Image: NYC Department of Design and Construction.

The NYC Department of Environmental Protection (DEP) and Department of Design and Construction (DDC) recently completed the Sweet Brook system, the largest expansion to date of the Staten Island Bluebelt. The Bluebelt is an innovative, ecologically protective and cost-effective stormwater management system that minimizes flooding and improves water quality in 16 watersheds on Staten Island. These watersheds cover about a third of Staten Island’s land area, and the Staten Island Bluebelt is the largest one in the nation.

Why do we need a Bluebelt system? 

When it rains, a conventional storm sewer discharges the stormwater to a stream. With development and the construction of hard, impermeable surfaces like paved roads and parking lots, more and more stormwater runoff is generated, often exceeding the capacity of the stream to hold the runoff. This creates roadway and stream flooding hazards and causes contaminants from roadways to be carried into the environment.

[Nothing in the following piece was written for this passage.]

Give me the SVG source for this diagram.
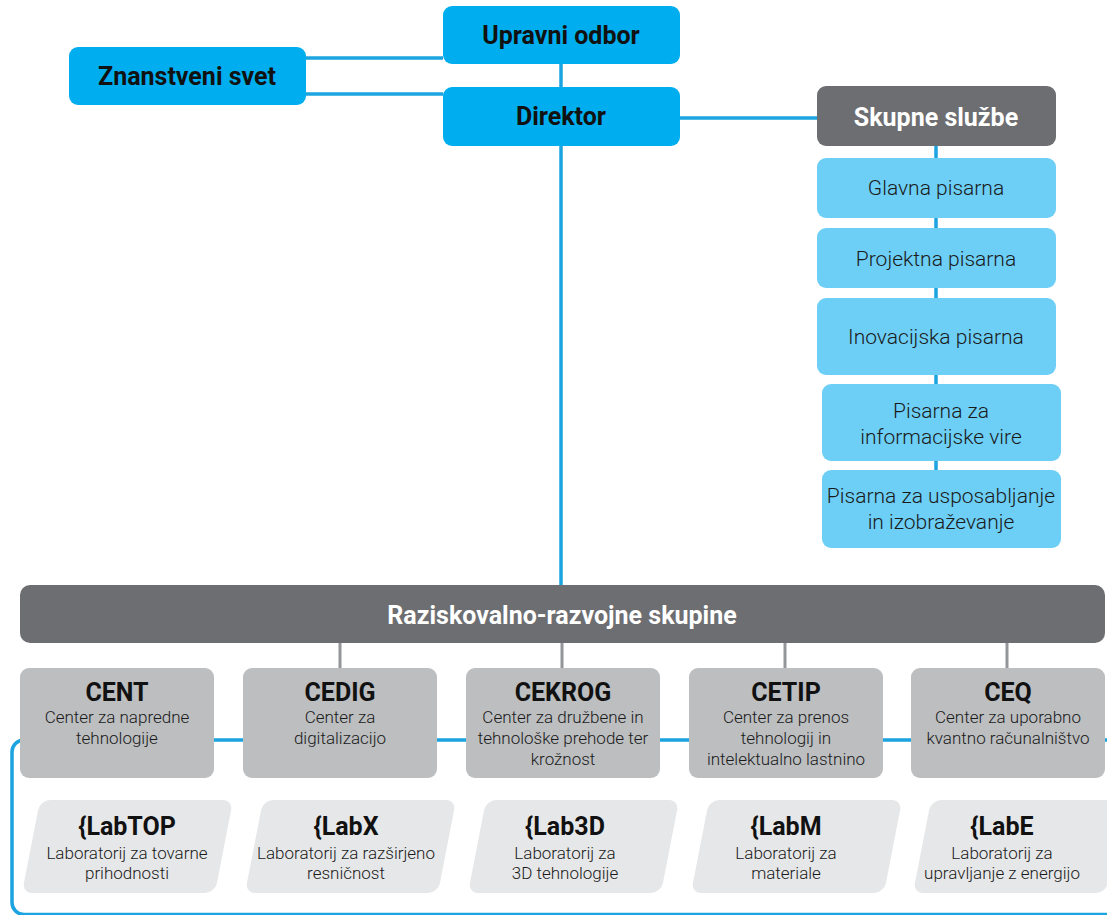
<svg xmlns="http://www.w3.org/2000/svg" width="1107" height="915" viewBox="0 0 1107 915">
<style>
.blue{fill:#00aeef}
.lblue{fill:#6dcff6}
.dgray{fill:#6d6e71}
.cgray{fill:#bcbec0}
.lgray{fill:#e6e7e8}
.cb{stroke:#1ba4e0;stroke-width:3.5;fill:none}
.cg{stroke:#939598;stroke-width:3;fill:none}
.hb{font-family:Roboto,"Liberation Sans",sans-serif;font-weight:700;font-size:25px;text-anchor:middle;fill:#111}
.hw{font-family:Roboto,"Liberation Sans",sans-serif;font-weight:700;font-size:25px;text-anchor:middle;fill:#fff}
.sv{font-family:Roboto,"Liberation Sans",sans-serif;font-weight:300;font-size:21px;text-anchor:middle;fill:#1a1a1a}
.sub{font-family:Roboto,"Liberation Sans",sans-serif;font-weight:300;font-size:17px;text-anchor:middle;fill:#1a1a1a}
</style>
<rect width="1107" height="915" fill="#fff"/>
<g id="connectors">
  <rect class="cb" x="12" y="740" width="1120" height="174.5" rx="12"/>
  <line class="cb" x1="306" y1="58" x2="443" y2="58"/>
  <line class="cb" x1="306" y1="94" x2="443" y2="94"/>
  <line class="cb" x1="561" y1="64" x2="561" y2="87"/>
  <line class="cb" x1="680" y1="118" x2="817" y2="118"/>
  <line class="cb" x1="561" y1="146" x2="561" y2="586"/>
  <line class="cb" x1="936" y1="146" x2="936" y2="470"/>
  <line class="cg" x1="340" y1="643" x2="340" y2="668"/>
  <line class="cg" x1="562" y1="643" x2="562" y2="668"/>
  <line class="cg" x1="785" y1="643" x2="785" y2="668"/>
  <line class="cg" x1="1007" y1="643" x2="1007" y2="668"/>
</g>
<g id="upravni-odbor"><rect class="blue" x="443" y="6" width="237" height="58" rx="9"/><text class="hb" x="561" y="44">Upravni odbor</text></g>
<g id="znanstveni-svet"><rect class="blue" x="69" y="47" width="237" height="58" rx="9"/><text class="hb" x="187" y="85">Znanstveni svet</text></g>
<g id="direktor"><rect class="blue" x="443" y="87" width="237" height="59" rx="9"/><text class="hb" x="561" y="125">Direktor</text></g>
<g id="skupne-sluzbe"><rect class="dgray" x="817" y="86" width="239" height="60" rx="9"/><text class="hw" x="936" y="126">Skupne službe</text></g>
<g id="glavna-pisarna"><rect class="lblue" x="817" y="158" width="239" height="60" rx="9"/><text class="sv" x="936" y="195">Glavna pisarna</text></g>
<g id="projektna-pisarna"><rect class="lblue" x="817" y="228" width="239" height="60" rx="9"/><text class="sv" x="936" y="266">Projektna pisarna</text></g>
<g id="inovacijska-pisarna"><rect class="lblue" x="817" y="298" width="239" height="77" rx="9"/><text class="sv" x="936" y="344">Inovacijska pisarna</text></g>
<g id="pisarna-informacijske"><rect class="lblue" x="822" y="384" width="239" height="77" rx="9"/><text class="sv" x="941" y="418">Pisarna za</text><text class="sv" x="941" y="444">informacijske vire</text></g>
<g id="pisarna-usposabljanje"><rect class="lblue" x="822" y="470" width="239" height="78" rx="9"/><text class="sv" x="941" y="503">Pisarna za usposabljanje</text><text class="sv" x="941" y="529">in izobraževanje</text></g>
<g id="raziskovalno-razvojne"><rect class="dgray" x="20" y="585" width="1085" height="58" rx="10"/><text class="hw" x="562" y="624">Raziskovalno-razvojne skupine</text></g>
<g id="cent"><rect class="cgray" x="20" y="668" width="194" height="110" rx="9"/><text class="hb" x="117" y="701">CENT</text><text class="sub" x="117" y="723">Center za napredne</text><text class="sub" x="117" y="744">tehnologije</text></g>
<g id="cedig"><rect class="cgray" x="243" y="668" width="194" height="110" rx="9"/><text class="hb" x="340" y="701">CEDIG</text><text class="sub" x="340" y="723">Center za</text><text class="sub" x="340" y="744">digitalizacijo</text></g>
<g id="cekrog"><rect class="cgray" x="466" y="668" width="194" height="110" rx="9"/><text class="hb" x="563" y="701">CEKROG</text><text class="sub" x="563" y="723">Center za družbene in</text><text class="sub" x="563" y="744">tehnološke prehode ter</text><text class="sub" x="563" y="765">krožnost</text></g>
<g id="cetip"><rect class="cgray" x="689" y="668" width="194" height="110" rx="9"/><text class="hb" x="786" y="701">CETIP</text><text class="sub" x="786" y="723">Center za prenos</text><text class="sub" x="786" y="744">tehnologij in</text><text class="sub" x="786" y="765">intelektualno lastnino</text></g>
<g id="ceq"><rect class="cgray" x="911" y="668" width="194" height="110" rx="9"/><text class="hb" x="1008" y="701">CEQ</text><text class="sub" x="1008" y="723">Center za uporabno</text><text class="sub" x="1008" y="744">kvantno računalništvo</text></g>
<g id="labtop"><rect class="lgray" transform="translate(22,893) skewX(-11)" x="0" y="-93" width="193" height="93" rx="10"/><text class="hb" x="127" y="835">{LabTOP</text><text class="sub" x="127" y="859">Laboratorij za tovarne</text><text class="sub" x="127" y="879">prihodnosti</text></g>
<g id="labx"><rect class="lgray" transform="translate(245,893) skewX(-11)" x="0" y="-93" width="193" height="93" rx="10"/><text class="hb" x="346" y="835">{LabX</text><text class="sub" x="346" y="859">Laboratorij za razširjeno</text><text class="sub" x="346" y="879">resničnost</text></g>
<g id="lab3d"><rect class="lgray" transform="translate(468,893) skewX(-11)" x="0" y="-93" width="193" height="93" rx="10"/><text class="hb" x="565" y="835">{Lab3D</text><text class="sub" x="565" y="859">Laboratorij za</text><text class="sub" x="565" y="879">3D tehnologije</text></g>
<g id="labm"><rect class="lgray" transform="translate(691,893) skewX(-11)" x="0" y="-93" width="193" height="93" rx="10"/><text class="hb" x="786" y="835">{LabM</text><text class="sub" x="786" y="859">Laboratorij za</text><text class="sub" x="786" y="879">materiale</text></g>
<g id="labe"><rect class="lgray" transform="translate(913,893) skewX(-11)" x="0" y="-93" width="193" height="93" rx="10"/><text class="hb" x="1002" y="835">{LabE</text><text class="sub" x="1002" y="859">Laboratorij za</text><text class="sub" x="1002" y="879">upravljanje z energijo</text></g>
</svg>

The Bluebelt is a collection of protected wetland systems that convey, store, and filter storm water (see diagram). When a storm sewer discharges to a wetland, the water is absorbed, eliminating the surge of water that caused the flooding. Wetlands also filter the storm water, so it is free of particulates and contaminants when it is eventually discharged to other water bodies. By collecting stormwater runoff and piping it through conventional storm sewers to wetlands, which naturally filter and store water, the harmful impacts of stormwater runoff are controlled in a cost effective and sustainable manner.

Staten Island’s Bluebelt

The Departments of City Planning and Environmental Protection began designing and building the Bluebelt system in the late 1980s. Staten Island’s growth in the 60s and 70s outpaced the construction of storm and sanitary sewer lines, and by the 80s it was experiencing failed septic systems, degraded water quality and flooding. Planners recognized the value of wetlands in stormwater management and began acquiring land with wetlands, streams and ponds and linking the parcels to storm sewer discharge points.

The City of New York has reclaimed a number of watersheds as part of the Bluebelt since the 1980s. The Sweet Brook project is the newest and largest expansion, and it involved upgrading storm water and drinking water infrastructure as well as a major expansion of sanitary sewer connections. After a quantitative analysis of water flows, the City installed three miles of new storm sewers and almost 200 catch basins and replaced and improved miles of existing drinking water mains. Additionally, almost 600 homes were taken off septic systems and hooked up to the city sanitary system, which provides a better way to capture and manage household sanitary waste. The City also planted hundreds of trees, shrubs and wild flowers in the new wetland constructed at the end of Sheldon Avenue. Not only does the wetland provide important storm water management but it is also creates new habitat for diverse wildlife.

As the City has expanded the Bluebelt system so has our knowledge of constructing wetlands. Now the Bluebelt project also involves reclaiming wetlands that had been disturbed or covered in the past. Just like Freshkills Park, the Staten Island Bluebelt is an example of how we can reverse the negative impacts of historic practices with large scale land reclamation projects.